In many ways, First Reformed could be seen as an update of Winter Light overlayed with Schrader’s own obsessions and concerns.

It also resembles the spirituality of Bresson’s Diary of a Country Priest, and it’s worth noting that before writing screenplays Schrader wrote a book called “Transcendental Style in Film: Ozu, Bresson, Dreyer”, which is due to be republished later this month. In some ways, he has come full circle with First Reformed.

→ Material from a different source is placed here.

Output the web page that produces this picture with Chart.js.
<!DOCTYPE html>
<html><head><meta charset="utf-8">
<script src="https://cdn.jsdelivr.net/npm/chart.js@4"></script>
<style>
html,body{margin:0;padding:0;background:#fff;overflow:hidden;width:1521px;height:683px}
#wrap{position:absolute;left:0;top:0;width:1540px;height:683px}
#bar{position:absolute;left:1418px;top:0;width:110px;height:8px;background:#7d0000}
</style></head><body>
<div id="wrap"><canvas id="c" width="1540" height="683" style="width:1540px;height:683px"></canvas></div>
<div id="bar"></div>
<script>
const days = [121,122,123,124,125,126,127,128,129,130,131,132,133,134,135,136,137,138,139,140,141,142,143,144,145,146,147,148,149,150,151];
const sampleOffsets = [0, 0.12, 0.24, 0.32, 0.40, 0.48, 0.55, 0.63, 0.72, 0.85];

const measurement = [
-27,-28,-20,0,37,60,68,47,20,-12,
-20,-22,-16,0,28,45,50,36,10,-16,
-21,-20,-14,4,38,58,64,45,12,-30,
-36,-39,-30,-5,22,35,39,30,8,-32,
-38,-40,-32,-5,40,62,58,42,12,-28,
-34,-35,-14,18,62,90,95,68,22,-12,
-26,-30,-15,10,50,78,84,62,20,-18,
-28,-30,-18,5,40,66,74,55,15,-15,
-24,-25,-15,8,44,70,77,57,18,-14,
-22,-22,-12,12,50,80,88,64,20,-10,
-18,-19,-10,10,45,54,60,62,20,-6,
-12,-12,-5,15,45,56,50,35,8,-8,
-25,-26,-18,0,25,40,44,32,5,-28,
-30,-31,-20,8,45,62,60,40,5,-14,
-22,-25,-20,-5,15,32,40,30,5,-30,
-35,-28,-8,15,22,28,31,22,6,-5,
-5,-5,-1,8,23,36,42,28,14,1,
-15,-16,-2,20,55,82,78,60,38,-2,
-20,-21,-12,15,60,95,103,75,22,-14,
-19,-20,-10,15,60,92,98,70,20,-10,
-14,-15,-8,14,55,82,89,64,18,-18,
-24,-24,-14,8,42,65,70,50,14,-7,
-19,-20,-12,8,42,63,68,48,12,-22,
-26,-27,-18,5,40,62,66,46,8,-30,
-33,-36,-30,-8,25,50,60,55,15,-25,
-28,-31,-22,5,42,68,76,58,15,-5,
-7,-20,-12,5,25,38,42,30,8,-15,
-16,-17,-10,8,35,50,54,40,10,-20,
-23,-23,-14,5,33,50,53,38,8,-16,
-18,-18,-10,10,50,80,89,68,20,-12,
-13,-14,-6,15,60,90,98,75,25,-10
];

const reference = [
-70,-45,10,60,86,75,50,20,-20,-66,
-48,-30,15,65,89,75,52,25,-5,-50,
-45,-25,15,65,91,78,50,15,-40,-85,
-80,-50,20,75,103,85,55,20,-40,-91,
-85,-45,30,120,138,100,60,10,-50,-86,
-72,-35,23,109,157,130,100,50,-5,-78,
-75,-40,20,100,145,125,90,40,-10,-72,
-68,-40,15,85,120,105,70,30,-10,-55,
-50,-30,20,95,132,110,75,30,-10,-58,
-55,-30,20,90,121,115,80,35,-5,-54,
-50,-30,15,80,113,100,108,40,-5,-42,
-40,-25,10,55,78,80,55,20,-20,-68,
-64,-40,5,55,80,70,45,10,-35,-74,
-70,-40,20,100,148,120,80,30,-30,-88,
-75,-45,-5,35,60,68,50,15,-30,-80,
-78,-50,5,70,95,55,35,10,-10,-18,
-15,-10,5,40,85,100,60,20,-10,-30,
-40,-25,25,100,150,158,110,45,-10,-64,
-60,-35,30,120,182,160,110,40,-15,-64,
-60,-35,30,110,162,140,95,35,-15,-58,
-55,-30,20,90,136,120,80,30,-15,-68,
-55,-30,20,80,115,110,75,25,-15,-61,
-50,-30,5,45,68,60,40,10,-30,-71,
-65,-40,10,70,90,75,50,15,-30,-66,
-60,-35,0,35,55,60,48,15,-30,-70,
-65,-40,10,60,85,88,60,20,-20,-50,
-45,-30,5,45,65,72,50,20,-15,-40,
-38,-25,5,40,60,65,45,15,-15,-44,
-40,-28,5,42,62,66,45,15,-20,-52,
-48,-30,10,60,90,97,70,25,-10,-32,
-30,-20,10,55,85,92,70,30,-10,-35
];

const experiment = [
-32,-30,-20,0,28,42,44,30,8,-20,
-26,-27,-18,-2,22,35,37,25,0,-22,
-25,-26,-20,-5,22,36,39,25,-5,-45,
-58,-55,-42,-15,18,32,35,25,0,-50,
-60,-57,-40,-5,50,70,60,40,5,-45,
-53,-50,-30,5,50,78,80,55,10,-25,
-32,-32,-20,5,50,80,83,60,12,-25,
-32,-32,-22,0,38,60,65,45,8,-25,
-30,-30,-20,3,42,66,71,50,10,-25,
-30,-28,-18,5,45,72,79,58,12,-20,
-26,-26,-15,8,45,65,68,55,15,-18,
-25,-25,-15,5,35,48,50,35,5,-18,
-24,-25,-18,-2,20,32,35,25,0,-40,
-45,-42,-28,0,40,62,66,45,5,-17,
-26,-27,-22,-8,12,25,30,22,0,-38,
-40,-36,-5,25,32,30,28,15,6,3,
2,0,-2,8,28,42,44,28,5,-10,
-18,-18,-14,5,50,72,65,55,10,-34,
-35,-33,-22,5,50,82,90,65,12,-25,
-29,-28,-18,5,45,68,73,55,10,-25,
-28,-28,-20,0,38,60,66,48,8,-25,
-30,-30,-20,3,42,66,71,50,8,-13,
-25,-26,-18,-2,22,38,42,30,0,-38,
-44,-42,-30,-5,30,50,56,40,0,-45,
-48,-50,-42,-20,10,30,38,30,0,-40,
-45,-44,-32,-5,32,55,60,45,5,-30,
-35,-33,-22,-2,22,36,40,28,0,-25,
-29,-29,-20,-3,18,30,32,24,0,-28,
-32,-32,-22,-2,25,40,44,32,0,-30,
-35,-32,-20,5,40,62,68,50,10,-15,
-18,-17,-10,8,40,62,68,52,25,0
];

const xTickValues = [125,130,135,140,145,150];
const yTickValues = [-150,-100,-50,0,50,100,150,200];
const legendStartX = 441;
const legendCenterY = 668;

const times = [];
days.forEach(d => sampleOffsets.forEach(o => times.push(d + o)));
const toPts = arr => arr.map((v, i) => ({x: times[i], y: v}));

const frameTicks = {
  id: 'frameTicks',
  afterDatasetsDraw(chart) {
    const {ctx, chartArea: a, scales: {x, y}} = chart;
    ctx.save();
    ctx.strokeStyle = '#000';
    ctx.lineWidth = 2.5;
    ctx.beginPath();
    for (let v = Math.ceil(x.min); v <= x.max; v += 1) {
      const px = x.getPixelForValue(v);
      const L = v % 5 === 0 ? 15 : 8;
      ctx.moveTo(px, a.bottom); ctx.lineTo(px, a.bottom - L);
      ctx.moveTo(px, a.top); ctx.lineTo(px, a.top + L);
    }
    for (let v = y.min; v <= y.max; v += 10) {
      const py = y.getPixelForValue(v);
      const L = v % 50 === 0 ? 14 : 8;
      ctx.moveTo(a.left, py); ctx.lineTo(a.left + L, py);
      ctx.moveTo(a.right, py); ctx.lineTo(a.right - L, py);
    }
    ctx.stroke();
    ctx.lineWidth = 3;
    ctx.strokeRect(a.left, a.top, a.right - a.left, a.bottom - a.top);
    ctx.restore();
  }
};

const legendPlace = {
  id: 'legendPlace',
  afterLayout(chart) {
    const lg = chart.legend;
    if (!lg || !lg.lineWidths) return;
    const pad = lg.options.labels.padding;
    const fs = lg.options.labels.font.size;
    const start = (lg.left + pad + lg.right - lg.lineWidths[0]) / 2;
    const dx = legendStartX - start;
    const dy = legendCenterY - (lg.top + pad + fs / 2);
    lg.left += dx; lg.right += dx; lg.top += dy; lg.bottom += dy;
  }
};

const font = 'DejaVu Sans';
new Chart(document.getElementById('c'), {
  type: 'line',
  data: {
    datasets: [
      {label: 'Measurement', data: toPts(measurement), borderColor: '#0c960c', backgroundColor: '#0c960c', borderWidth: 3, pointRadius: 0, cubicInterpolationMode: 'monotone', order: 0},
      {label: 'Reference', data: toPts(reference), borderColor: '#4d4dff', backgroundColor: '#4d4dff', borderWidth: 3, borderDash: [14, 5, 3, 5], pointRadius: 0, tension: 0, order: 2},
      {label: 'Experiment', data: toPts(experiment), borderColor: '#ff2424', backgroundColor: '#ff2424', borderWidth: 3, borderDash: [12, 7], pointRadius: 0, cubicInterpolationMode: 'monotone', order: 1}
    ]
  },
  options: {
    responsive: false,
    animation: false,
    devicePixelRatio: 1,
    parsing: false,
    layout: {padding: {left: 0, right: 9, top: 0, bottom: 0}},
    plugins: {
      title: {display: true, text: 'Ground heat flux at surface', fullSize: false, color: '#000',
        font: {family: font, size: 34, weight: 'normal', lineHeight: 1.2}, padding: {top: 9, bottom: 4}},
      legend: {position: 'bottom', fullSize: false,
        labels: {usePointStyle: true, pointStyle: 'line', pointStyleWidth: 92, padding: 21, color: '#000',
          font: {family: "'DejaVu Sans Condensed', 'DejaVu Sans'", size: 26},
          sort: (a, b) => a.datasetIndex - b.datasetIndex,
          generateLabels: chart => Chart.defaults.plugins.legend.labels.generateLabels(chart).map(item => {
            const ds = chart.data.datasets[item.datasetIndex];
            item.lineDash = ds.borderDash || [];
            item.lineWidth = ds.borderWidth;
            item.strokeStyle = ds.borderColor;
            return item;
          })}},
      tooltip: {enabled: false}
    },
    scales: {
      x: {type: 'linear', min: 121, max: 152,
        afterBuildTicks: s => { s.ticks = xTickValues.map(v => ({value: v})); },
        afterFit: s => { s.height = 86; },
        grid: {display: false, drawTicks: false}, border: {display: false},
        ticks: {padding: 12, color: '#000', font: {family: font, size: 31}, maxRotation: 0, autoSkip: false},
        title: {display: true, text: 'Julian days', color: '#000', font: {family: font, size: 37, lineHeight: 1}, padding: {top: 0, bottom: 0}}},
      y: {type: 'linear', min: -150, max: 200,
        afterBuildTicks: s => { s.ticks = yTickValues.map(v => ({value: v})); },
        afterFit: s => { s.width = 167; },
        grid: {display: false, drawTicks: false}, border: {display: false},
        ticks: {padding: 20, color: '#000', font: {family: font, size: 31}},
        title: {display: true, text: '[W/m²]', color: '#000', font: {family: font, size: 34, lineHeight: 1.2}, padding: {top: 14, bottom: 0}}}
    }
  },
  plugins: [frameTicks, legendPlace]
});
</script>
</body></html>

Visually, the film is exceptionally carefully composed by cinematographer Alexander Dynan, each shot is beautifully framed. The palate is muted, blacks, whites and greys, echoing the moral ambiguities. Ethan Hawke gave a Q&A at the screening I attended and he said that Schrader was meticulously strict about how each scene was blocked, placing his actors to avoid over-the-shoulder shots and other common techniques. This gives the film a formalistic tone, which is only broken twice, both times at key moments when Toller experiences a human, physical connection with Mary. Then the camera pans and glides, the contrast emphasising the catharsis. The audience is left wondering whether these two moments occur only in Toller’s imagination.

Hawke brings a complexity to Toller’s character, and effectively expresses his internal spiritual turmoil. His acting is muted and expressive. Amanda Seyfried is good as the pregnant Mary who offers solace (is the religious symbolism too on-the-nose?).
First Reformed is a fascinating study of spiritual conflict, ethics and self-hatred, beautifully shot and finely acted. It’s features an intelligent, challenging script and finely crafted direction. Hawke said at the Q&A that Schrader was determined to make a serious film that addressed his concerns, rather than bow out on his more recent films such as the derided The Canyons or 2016’s enjoyable but trashy Dog Eat Dog. With First Reformed, he has made one of the best films of his career.
First Reformed will be released in the UK on 13th July 2018.